Glyphosatausstieg nicht sicher
Auch die Darstellung des groß angekündigten Glyphosatausstiegs ist irreführend. Die am Insektenschutzpaket (ISP) beteiligten Ministerien erwecken den Anschein, dass durch den Beschluss im Insektenschutzpaket Pflanzenschutzmittel mit Glyphosat ab dem 1. Jaunar 2024 verboten sein würden. Es ist aber auch ohne Beschluss im ISP der Fall, dass die Mittel ab Ende 2023 ohnehin nicht mehr angewendet werden dürfen, weil die EU-weite Zulassung des Wirkstoffs Glyphosat im Dezember 2022 ausläuft und eine einjährige Abverkaufsfrist gilt.

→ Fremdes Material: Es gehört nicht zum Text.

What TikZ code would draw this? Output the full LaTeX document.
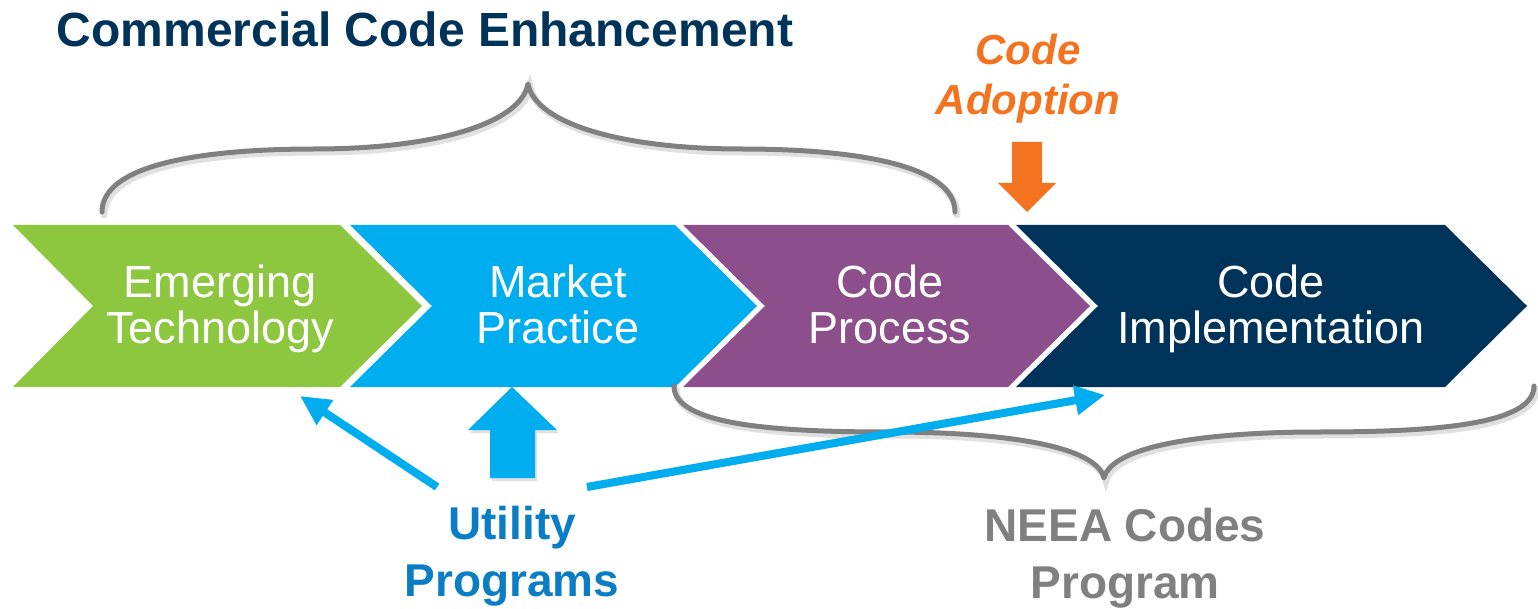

Was im Zusammenhang mit dem Paket verschwiegen wird, ist eine Zusatzformulierung in der PfSchAnwV, die sicherstellt, dass der Termin des Ausstiegs verschoben werden kann, sollte die EU-weite Zulassung für Glyphosat verlängert werden. Ein Antrag auf Verlängerung des Wirkstoffs liegt bei den zuständigen Behörden bereits auf dem Tisch und wird schon auf EU-Ebene bearbeitet. Daher kann von einem Ausstieg keine Rede sein, vielmehr hängt das nationale Verbot vom Ausgang des Zulassungsverfahrens von Glyphosat auf EU-Ebene ab. Die neue Regierung muss hier nachbessern und sollte ihre Entscheidungen nicht vom EU-Prozess abhängig machen. Ein nationales Verbot von Pflanzenschutzmitteln mit Totalherbiziden wie Glyphosat muss schnellstmöglich auf den Weg gebracht werden, um den Verlust der Insektenvielfalt zu stoppen.
Nachbesserungsbedarf für die neue Bundesregierung
Außerdem ist es höchste Zeit, endlich eine allgemeine Strategie zur Pestizid-Reduktion in der gesamten Agrarlandschaft auf den Weg zu bringen sowie naturnahe strukturreiche Landschaften und Lebensräume stärker in den Blick zu nehmen. Hier braucht es weitere Regelungen, wie etwa zehn Prozent unbewirtschaftete Flächen in der Agrarlandschaft. Dafür sollte auch der im Aktionsprogramm Insektenschutz vorgesehene Refugialflächenansatz umgesetzt werden. Danach dürften biodiversitätsschädigende Pestizide nur dann auf einer Fläche eingesetzt werden, wenn zusätzlich dazu eine Rückzugsfläche für Insekten vorhanden ist.
Insgesamt sind die Maßnahmen im Insektenschutzpaket noch zu gering. Die kommende Bundesregierung sollte den Insektenschwund als eine der großen Herausforderungen unserer Zeit ernst nehmen und hier deutlich nachbessern. Was genau das Insektenschutzpaket beinhaltet und wo es noch Verbesserungsmöglichkeiten gibt, erläutern wir in unserem Faktencheck.
Was ist das Aktionsprogramm Insektenschutz (API)?
Der Insektenschutz wurde im Koalitionsvertrag von CDU und SPD als gemeinsames Ziel 2018 festgelegt. Die geplante Umsetzung wurde in Form eines Aktionsprogramms Insektenschutz (API) im Herbst 2019 vorgestellt. Es beinhaltet Aufgaben im Zuständigkeitsbereich des Bundesministeriums für Umwelt, Naturschutz und nukleare Sicherheit (BMU), Bundesministeriums für Ernährung und Landwirtschaft (BMEL) sowie des Bundesministeriums für Bildung und Forschung (BMBF). Das API sieht dabei umfassende Maßnahmen vor, die in einem Insektenschutzgesetz (ISG) als Novelle des Bundesnaturschutzgesetzes (BNatSchG) und durch Änderungen in der Pflanzenschutz-Anwendungsverordnung (PfSchAnwV) verankert werden sollten. Obwohl Änderungen im BNatSchG und in der PfSchAnwV vorgelegt wurden, werden bei Weitem nicht alle im API vereinbarten Punkte umgesetzt.